[Code that draws figures]
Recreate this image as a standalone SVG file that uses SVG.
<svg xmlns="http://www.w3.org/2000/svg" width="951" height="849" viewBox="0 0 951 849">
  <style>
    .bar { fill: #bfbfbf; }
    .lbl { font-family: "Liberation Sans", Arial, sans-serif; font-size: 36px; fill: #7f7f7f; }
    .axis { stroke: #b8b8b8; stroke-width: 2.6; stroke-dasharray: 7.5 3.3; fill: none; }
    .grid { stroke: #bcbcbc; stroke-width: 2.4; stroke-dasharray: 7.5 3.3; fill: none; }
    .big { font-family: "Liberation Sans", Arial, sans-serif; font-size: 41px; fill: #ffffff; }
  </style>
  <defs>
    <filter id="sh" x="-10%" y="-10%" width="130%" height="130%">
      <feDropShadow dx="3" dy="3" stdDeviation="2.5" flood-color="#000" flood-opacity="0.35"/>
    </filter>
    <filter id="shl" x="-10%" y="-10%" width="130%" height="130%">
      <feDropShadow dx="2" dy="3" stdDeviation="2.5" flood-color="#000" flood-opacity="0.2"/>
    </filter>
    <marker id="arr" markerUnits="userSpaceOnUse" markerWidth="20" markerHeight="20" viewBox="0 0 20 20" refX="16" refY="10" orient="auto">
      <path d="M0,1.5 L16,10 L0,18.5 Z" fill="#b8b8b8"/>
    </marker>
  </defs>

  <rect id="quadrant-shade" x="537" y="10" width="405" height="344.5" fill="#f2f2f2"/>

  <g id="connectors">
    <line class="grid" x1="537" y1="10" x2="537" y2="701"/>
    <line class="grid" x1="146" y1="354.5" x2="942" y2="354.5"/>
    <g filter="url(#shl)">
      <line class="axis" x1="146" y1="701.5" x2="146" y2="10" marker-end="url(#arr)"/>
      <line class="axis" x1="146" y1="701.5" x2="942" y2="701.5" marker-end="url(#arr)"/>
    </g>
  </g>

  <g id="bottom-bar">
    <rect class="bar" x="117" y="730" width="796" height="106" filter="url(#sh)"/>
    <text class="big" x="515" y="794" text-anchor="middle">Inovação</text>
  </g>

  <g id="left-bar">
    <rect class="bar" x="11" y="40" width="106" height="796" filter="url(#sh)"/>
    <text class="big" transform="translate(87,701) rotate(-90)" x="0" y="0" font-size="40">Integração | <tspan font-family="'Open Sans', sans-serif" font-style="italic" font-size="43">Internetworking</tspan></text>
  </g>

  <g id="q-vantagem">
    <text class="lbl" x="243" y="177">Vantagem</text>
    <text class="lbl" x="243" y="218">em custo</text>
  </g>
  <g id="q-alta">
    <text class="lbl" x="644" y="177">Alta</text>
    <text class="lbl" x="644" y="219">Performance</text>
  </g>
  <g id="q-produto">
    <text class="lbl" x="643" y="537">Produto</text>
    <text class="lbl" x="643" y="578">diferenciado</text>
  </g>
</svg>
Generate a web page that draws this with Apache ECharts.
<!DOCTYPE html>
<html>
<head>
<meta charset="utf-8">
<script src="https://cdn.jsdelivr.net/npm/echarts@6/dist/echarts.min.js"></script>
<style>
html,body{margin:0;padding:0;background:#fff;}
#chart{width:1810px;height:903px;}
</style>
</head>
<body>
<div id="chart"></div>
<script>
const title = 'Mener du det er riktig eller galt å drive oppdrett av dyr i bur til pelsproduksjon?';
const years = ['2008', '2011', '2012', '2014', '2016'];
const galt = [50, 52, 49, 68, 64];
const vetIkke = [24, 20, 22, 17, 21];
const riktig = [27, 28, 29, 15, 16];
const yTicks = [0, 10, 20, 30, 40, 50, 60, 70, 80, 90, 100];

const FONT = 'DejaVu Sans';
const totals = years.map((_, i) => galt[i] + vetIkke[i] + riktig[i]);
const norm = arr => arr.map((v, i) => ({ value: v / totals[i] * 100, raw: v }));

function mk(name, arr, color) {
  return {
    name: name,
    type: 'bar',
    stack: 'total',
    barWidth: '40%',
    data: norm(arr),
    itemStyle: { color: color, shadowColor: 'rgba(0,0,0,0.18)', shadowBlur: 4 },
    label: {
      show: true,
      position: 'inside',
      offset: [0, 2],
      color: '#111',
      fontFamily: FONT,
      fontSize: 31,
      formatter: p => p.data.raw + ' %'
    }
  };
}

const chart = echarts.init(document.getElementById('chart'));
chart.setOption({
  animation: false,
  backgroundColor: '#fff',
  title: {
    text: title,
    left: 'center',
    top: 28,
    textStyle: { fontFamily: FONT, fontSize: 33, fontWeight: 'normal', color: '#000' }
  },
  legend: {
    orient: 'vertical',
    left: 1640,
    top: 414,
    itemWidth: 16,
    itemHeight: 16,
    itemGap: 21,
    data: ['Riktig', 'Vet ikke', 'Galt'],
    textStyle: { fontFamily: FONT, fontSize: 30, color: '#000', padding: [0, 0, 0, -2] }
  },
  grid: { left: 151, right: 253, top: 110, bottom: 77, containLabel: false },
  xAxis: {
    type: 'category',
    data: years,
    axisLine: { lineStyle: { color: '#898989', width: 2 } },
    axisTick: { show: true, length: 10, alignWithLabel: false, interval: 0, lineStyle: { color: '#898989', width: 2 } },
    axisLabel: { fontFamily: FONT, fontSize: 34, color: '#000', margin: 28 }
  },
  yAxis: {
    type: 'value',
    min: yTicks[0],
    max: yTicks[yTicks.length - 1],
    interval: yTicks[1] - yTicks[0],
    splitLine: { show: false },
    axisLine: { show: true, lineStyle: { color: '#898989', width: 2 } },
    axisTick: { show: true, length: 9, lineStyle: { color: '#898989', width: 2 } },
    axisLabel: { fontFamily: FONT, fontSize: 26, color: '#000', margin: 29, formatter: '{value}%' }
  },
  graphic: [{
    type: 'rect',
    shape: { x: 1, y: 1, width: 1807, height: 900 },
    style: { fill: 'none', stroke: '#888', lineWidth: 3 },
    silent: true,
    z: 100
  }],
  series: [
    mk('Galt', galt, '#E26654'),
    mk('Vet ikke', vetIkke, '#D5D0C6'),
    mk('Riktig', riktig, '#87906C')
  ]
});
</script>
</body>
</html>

Problem >> Everything from the line that contains "Generate a web" to the line that contains "const norm = arr" must be transcribed exactly, both end lines included.

Task solution >>
Generate a web page that draws this with Apache ECharts.
<!DOCTYPE html>
<html>
<head>
<meta charset="utf-8">
<script src="https://cdn.jsdelivr.net/npm/echarts@6/dist/echarts.min.js"></script>
<style>
html,body{margin:0;padding:0;background:#fff;}
#chart{width:1810px;height:903px;}
</style>
</head>
<body>
<div id="chart"></div>
<script>
const title = 'Mener du det er riktig eller galt å drive oppdrett av dyr i bur til pelsproduksjon?';
const years = ['2008', '2011', '2012', '2014', '2016'];
const galt = [50, 52, 49, 68, 64];
const vetIkke = [24, 20, 22, 17, 21];
const riktig = [27, 28, 29, 15, 16];
const yTicks = [0, 10, 20, 30, 40, 50, 60, 70, 80, 90, 100];

const FONT = 'DejaVu Sans';
const totals = years.map((_, i) => galt[i] + vetIkke[i] + riktig[i]);
const norm = arr => arr.map((v, i) => ({ value: v / totals[i] * 100, raw: v }));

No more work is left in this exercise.